Search for missing paused in Colombia after landslide kills 15
Rescue teams temporarily suspended efforts to search for survivors Tuesday after a landslide triggered by heavy rains left at least 15 people dead and more than a dozen missing in central Colombia, authorities said.
Several homes were destroyed and a major trade artery blocked after torrential rains hit the Quetame municipality in Colombia's Cundinamarca department late Monday.
"We have at this moment a count of 15 people who were found lifeless," firefighting captain Alvaro Farfan said in a video sent to the media Tuesday night, adding that there were six people injured.
Farfan said nightfall had forced rescue teams to suspend their search for potential survivors but that they would resume in the morning.
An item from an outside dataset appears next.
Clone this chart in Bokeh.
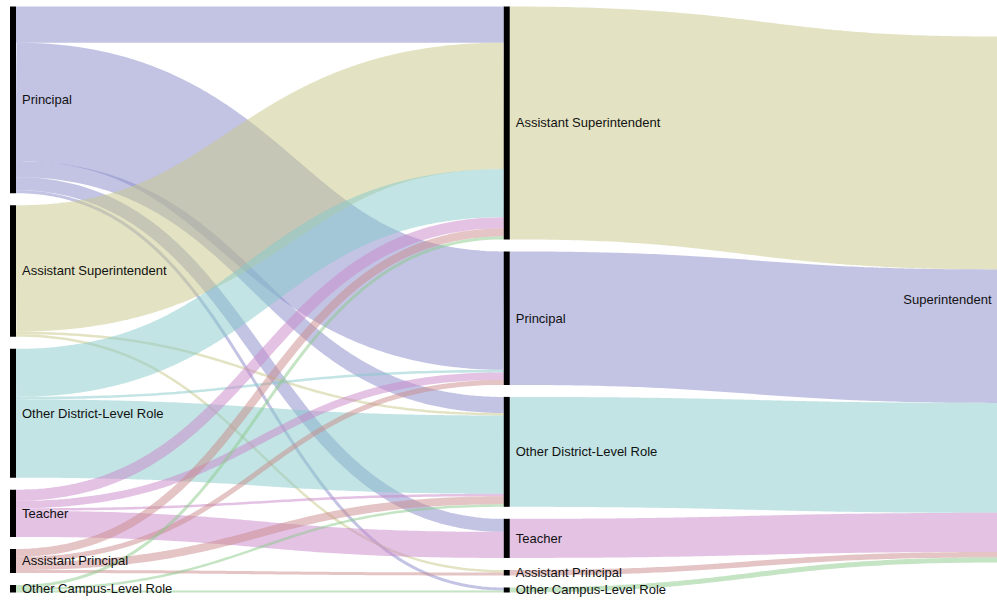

Thirteen people remained missing.
As the death toll and number of missing rose throughout the day, civil defense director Jorge Diaz told AFP earlier Tuesday that authorities were trying to find out how many residents lived in the 20 houses that were razed in the deluge.
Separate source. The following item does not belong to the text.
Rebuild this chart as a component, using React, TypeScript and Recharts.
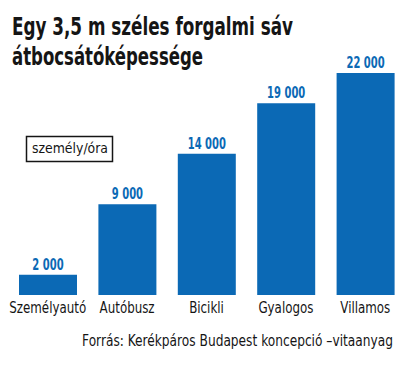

Family members rushed to the scene looking for their loved ones.
Alejandro Bernal traveled from Bogotá to look for his grandmother, uncles, cousins and friends who lived in the disaster area.
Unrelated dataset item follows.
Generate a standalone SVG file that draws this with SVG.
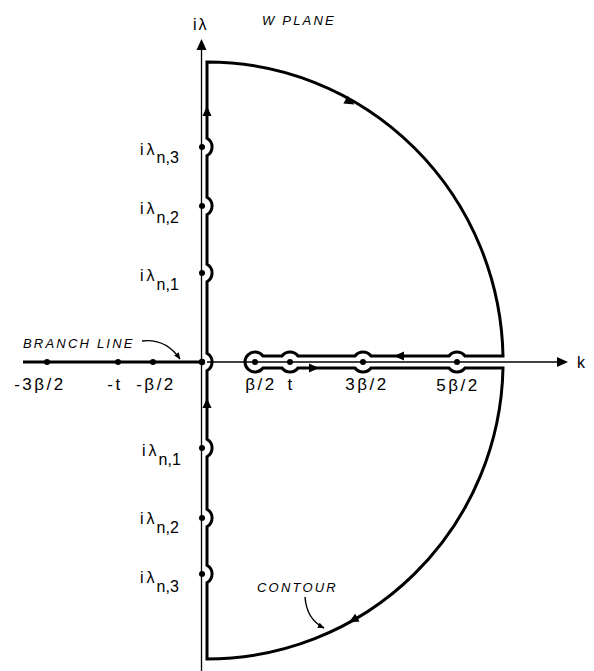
<svg xmlns="http://www.w3.org/2000/svg" width="594" height="671" viewBox="0 0 594 671">
<style>
text{font-family:"Liberation Sans","DejaVu Sans",sans-serif;fill:#000}
.lbl{font-size:17px;letter-spacing:2.5px}
.cap{font-size:13px;font-style:italic;letter-spacing:2.2px}
.pl{font-size:16px}
.axis{stroke:#000;stroke-width:1.3;fill:none}
.thick{stroke:#000;stroke-width:3;fill:none;stroke-linejoin:miter}
.ptr{stroke:#000;stroke-width:1.4;fill:none;marker-end:url(#ah)}
</style>
<defs>
<marker id="ah" viewBox="0 0 10 10" refX="9" refY="5" markerWidth="7" markerHeight="7" orient="auto" markerUnits="userSpaceOnUse">
<path d="M0,1 L10,5 L0,9 Z" fill="#000"/>
</marker>
<polygon id="tri" points="5,0 -5,-4.5 -5,4.5" fill="#000"/>
</defs>
<rect width="594" height="671" fill="#fff"/>
<g id="axes">
<line class="axis" x1="201.5" y1="46" x2="201.5" y2="671"/>
<polygon points="201.5,39 196.5,50 206.5,50" fill="#000"/>
<line class="axis" x1="207" y1="362" x2="560" y2="362"/>
<polygon points="568,362 557,357 557,367" fill="#000"/>
<line x1="23" y1="362" x2="202" y2="362" stroke="#000" stroke-width="3"/>
<text x="193" y="30" class="pl">i<tspan dx="2">λ</tspan></text>
<text x="577" y="368" class="pl">k</text>
</g>
<g id="contour">
<path class="thick" d="M207 659 L207 582.7 A10 10 0 0 0 207 565.3 L207 526.7 A10 10 0 0 0 207 509.3 L207 456.7 A10 10 0 0 0 207 439.3 L207 370.7 A10 10 0 0 0 207 353.3 L207 281.7 A10 10 0 0 0 207 264.3 L207 214.7 A10 10 0 0 0 207 197.3 L207 155.7 A10 10 0 0 0 207 138.3 L207 62 A296 300 0 0 1 503 356 L465 356 A10 10 0 0 0 449 356 L371 356 A10 10 0 0 0 355 356 L298 356 A10 10 0 0 0 282 356 L263 356 A10 10 0 1 0 263 368 L282 368 A10 10 0 0 0 298 368 L355 368 A10 10 0 0 0 371 368 L449 368 A10 10 0 0 0 465 368 L503 368 A296 297 0 0 1 207 659 Z"/>
<use href="#tri" transform="translate(207,111) rotate(-90)"/>
<use href="#tri" transform="translate(207,403) rotate(-90)"/>
<use href="#tri" transform="translate(350,102) rotate(29)"/>
<use href="#tri" transform="translate(353,620) rotate(150.6)"/>
<use href="#tri" transform="translate(399,356) rotate(180)"/>
<use href="#tri" transform="translate(314,368)"/>
</g>
<g id="poles" fill="#000">
<circle cx="47" cy="362" r="3"/>
<circle cx="118" cy="362" r="3"/>
<circle cx="153" cy="362" r="3"/>
<circle cx="202" cy="362" r="3.2"/>
<circle cx="255" cy="362" r="3"/>
<circle cx="290" cy="362" r="3"/>
<circle cx="363" cy="362" r="3"/>
<circle cx="457" cy="362" r="3"/>
<circle cx="202" cy="147" r="3"/>
<circle cx="202" cy="206" r="3"/>
<circle cx="202" cy="273" r="3"/>
<circle cx="202" cy="448" r="3"/>
<circle cx="202" cy="518" r="3"/>
<circle cx="202" cy="574" r="3"/>
</g>
<g id="real-labels" text-anchor="middle">
<text class="lbl" x="40" y="390">-3β/2</text>
<text class="lbl" x="115" y="390">-t</text>
<text class="lbl" x="156" y="390">-β/2</text>
<text class="lbl" x="261" y="390">β/2</text>
<text class="lbl" x="291" y="390">t</text>
<text class="lbl" x="367" y="390">3β/2</text>
<text class="lbl" x="458" y="391">5β/2</text>
</g>
<g id="imag-labels">
<text class="pl" x="140" y="155">i<tspan dx="3">λ</tspan><tspan dx="2" dy="8">n,3</tspan></text>
<text class="pl" x="140" y="214">i<tspan dx="3">λ</tspan><tspan dx="2" dy="9">n,2</tspan></text>
<text class="pl" x="140" y="281">i<tspan dx="3">λ</tspan><tspan dx="2" dy="9">n,1</tspan></text>
<text class="pl" x="142" y="456">i<tspan dx="3">λ</tspan><tspan dx="2" dy="9">n,1</tspan></text>
<text class="pl" x="140" y="524">i<tspan dx="3">λ</tspan><tspan dx="2" dy="9">n,2</tspan></text>
<text class="pl" x="140" y="583">i<tspan dx="3">λ</tspan><tspan dx="2" dy="9">n,3</tspan></text>
</g>
<g id="notes">
<text class="cap" x="262" y="25">W PLANE</text>
<text class="cap" x="23" y="348">BRANCH LINE</text>
<path class="ptr" d="M142 341 C158 339 171 346 180 359"/>
<text class="cap" x="257" y="592" letter-spacing="1.5">CONTOUR</text>
<path class="ptr" d="M305 597 C306 611 312 622 324 628"/>
</g>
</svg>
"We want to help in some way, look for the bodies," he told AFP. "Even if we cannot find them (alive), at least we will know about them and give them a holy burial."- 'Very complex' rescue operation -
Quetame mayor Camilo Parrado said some households "lost two, three, even four family members."
Mud was piled a meter high, up to two meters in some places, Parrado told El Dorado Radio, making for a "very complex" search and rescue operation.
"Relief agencies with drones" were involved in the search, said the mayor.
The army announced it was deploying about 80 soldiers to aid in the search effort.
Firefighters have evacuated dozens of survivors.- Trucks trapped -
Diaz, the civil defense official, said the landslide buried part of a road linking Bogota to the southeast of the country -- one of the country's main freight routes.
It happened near a toll post some 60 kilometers (37 miles) from the capital, and destroyed a bridge.
Large rocks and mud obstructed the road between Bogota and Villavicencio, an AFP reporter observed, with several trucks and motorcycles trapped.
On Twitter, President Gustavo Petro offered his condolences to victims' families and said the disaster demonstrated the need to bolster infrastructure around at-risk areas.
The rainy season in Colombia started in June and usually lasts until November.
Last year, seasonal flooding in the country left some 300 dead overall, including 34 people who died when an avalanche swallowed up a bus and other vehicles.
Colombia declared a national disaster in 2022 over the rains linked to an exceptionally long La Nina weather phenomenon, which cools surface temperatures and causes flooding in some parts of the world.
Earlier this month, the UN's World Meteorological Organization warned that extreme weather and climate shocks were becoming more acute in Latin America and the Caribbean.
Many recent events in the region were influenced by La Nina "but also bore the hallmark of human-induced climate change," it said.
The UN agency cautioned that an El Nino event that has taken route in the aftermath of La Nina, will "bring with it more extreme weather."